Forward looking statements
SCOR does not communicate “profit forecasts” in the sense of Article 2 of (EC) Regulation n°809/2004 of the European Commission. Thus, any forward looking statements, contained in this paragraph, should not be held as corresponding to such profit forecasts. Information in this communication relating to the Tender Offer include “forward-looking statements”, including but not limited to statements that are predictions of or indicate future events, trends, plans or objectives, based on certain assumptions and include any statement which does not directly relate to a historical fact or current fact. Forward-looking statements are typically identified by words or phrases such as, without limitation, “anticipate”, “assume”, “believe”, “continue”, “estimate”, “expect”, “foresee”, “intend”, “may increase” and “may fluctuate” and similar expressions or by future or conditional verbs such as, without limitations, “will”, “should”, “would” and “could.” Undue reliance should not be placed on such statements, because, by their nature, they are subject to known and unknown risks, uncertainties and other factors, including the risk that the combination of SCOR and Converium might not be consummated. The following factors, among others, may cause actual results, on the one hand, to differ from any results expressed or implied by the present communication, on the other hand: the costs related to the transaction; the inability to obtain, or meet conditions imposed by, the required governmental and regulatory approvals and consents; the risk that the businesses of SCOR and Converium will not be integrated successfully; other risks and uncertainties affecting SCOR and Converium including, without limitation, the risk of future catastrophic events, economic and market developments, regulatory actions and developments, litigations and other proceedings.

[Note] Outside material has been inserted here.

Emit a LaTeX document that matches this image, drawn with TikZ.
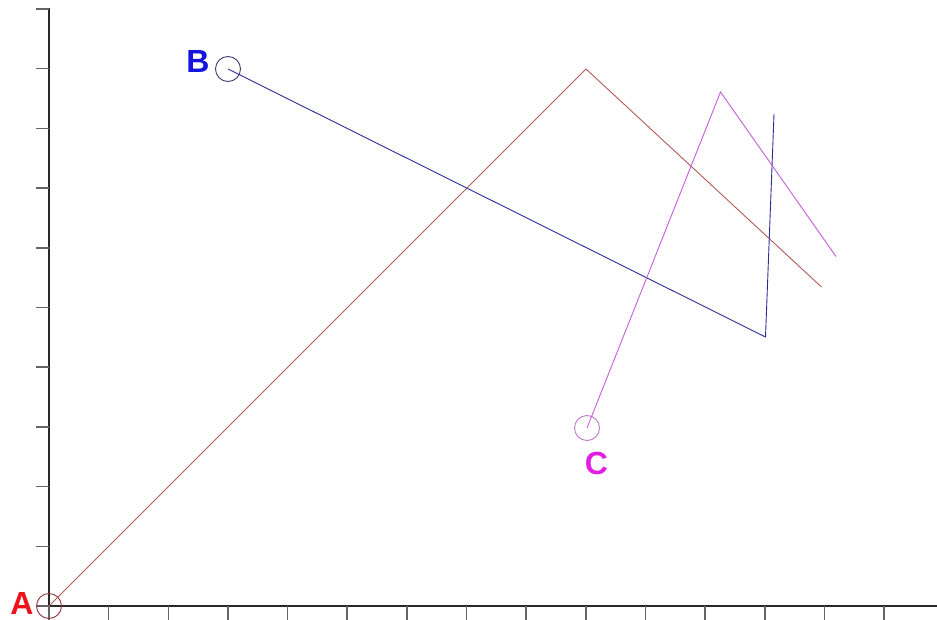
\documentclass[tikz,border=0pt]{standalone}
\usepackage{fontspec}
\setmainfont{Liberation Sans}
\definecolor{axiscol}{RGB}{40,40,40}
\definecolor{tickcol}{RGB}{100,100,100}
\definecolor{redline}{RGB}{180,90,90}
\definecolor{redcirc}{RGB}{150,50,60}
\definecolor{redlab}{RGB}{235,20,25}
\definecolor{blueline}{RGB}{45,45,150}
\definecolor{bluecirc}{RGB}{60,60,110}
\definecolor{bluelab}{RGB}{20,20,220}
\definecolor{magline}{RGB}{195,95,215}
\definecolor{magcirc}{RGB}{190,120,200}
\definecolor{maglab}{RGB}{225,30,225}
\tikzset{
  axisline/.style={draw=axiscol, line width=1.3pt},
  tickline/.style={draw=tickcol, line width=1.6pt},
  pathline/.style={line width=0.9pt},
  marker/.style={circle, draw, line width=0.9pt, minimum size=25pt, inner sep=0pt},
  ptlabel/.style={font=\fontsize{32}{36}\selectfont\bfseries, inner sep=0pt, anchor=base}
}
\begin{document}
\begin{tikzpicture}[x=1pt,y=-1pt]
\useasboundingbox (0,0) rectangle (937,620);
% axes
\coordinate (O) at (49,606);
\coordinate (Ytop) at (49,8);
\coordinate (Ybot) at (49,620);
\coordinate (Xend) at (937,606);
\draw[axisline] (Ybot) -- (Ytop);
\draw[axisline] (O) -- (Xend);
\foreach \k in {0,...,10} {
  \coordinate (yt\k) at (49,606-59.7*\k);
  \coordinate (ytl\k) at (36,606-59.7*\k);
  \draw[tickline] (ytl\k) -- (yt\k);
}
\foreach \k in {0,...,14} {
  \coordinate (xt\k) at (49+59.65*\k,606);
  \coordinate (xtb\k) at (49+59.65*\k,620);
  \draw[tickline] (xt\k) -- (xtb\k);
}
% points
\node[marker, draw=redcirc] (A) at (49,606) {};
\node[marker, draw=bluecirc] (B) at (228,69) {};
\node[marker, draw=magcirc] (C) at (587,428) {};
\coordinate (R1) at (586,69);
\coordinate (R2) at (821.5,287);
\coordinate (B1) at (765.5,337);
\coordinate (B2) at (774,114);
\coordinate (M1) at (720.5,92);
\coordinate (M2) at (836,256.5);
% paths
\draw[pathline, redline] (A.center) -- (R1) -- (R2);
\draw[pathline, blueline] (B.center) -- (B1) -- (B2);
\draw[pathline, magline] (C.center) -- (M1) -- (M2);
% labels
\node[ptlabel, text=redlab] (LA) at (22,614) {A};
\node[ptlabel, text=bluelab] (LB) at (198,73) {B};
\node[ptlabel, text=maglab] (LC) at (596.5,474) {C};
\end{tikzpicture}
\end{document}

This list is not exhaustive. Please refer to SCOR’s document de référence filed with the AMF on April 10, 2007 under number D.07-0294 for a description of certain additional important factors, risks and uncertainties that may affect the business of the SCOR group and to para. 2 of the Admission Prospectus, para. 2.1 of the First Supplemental Note, para. 2.1 of Second Supplemental Note for certain specific risk factors relating to the transaction.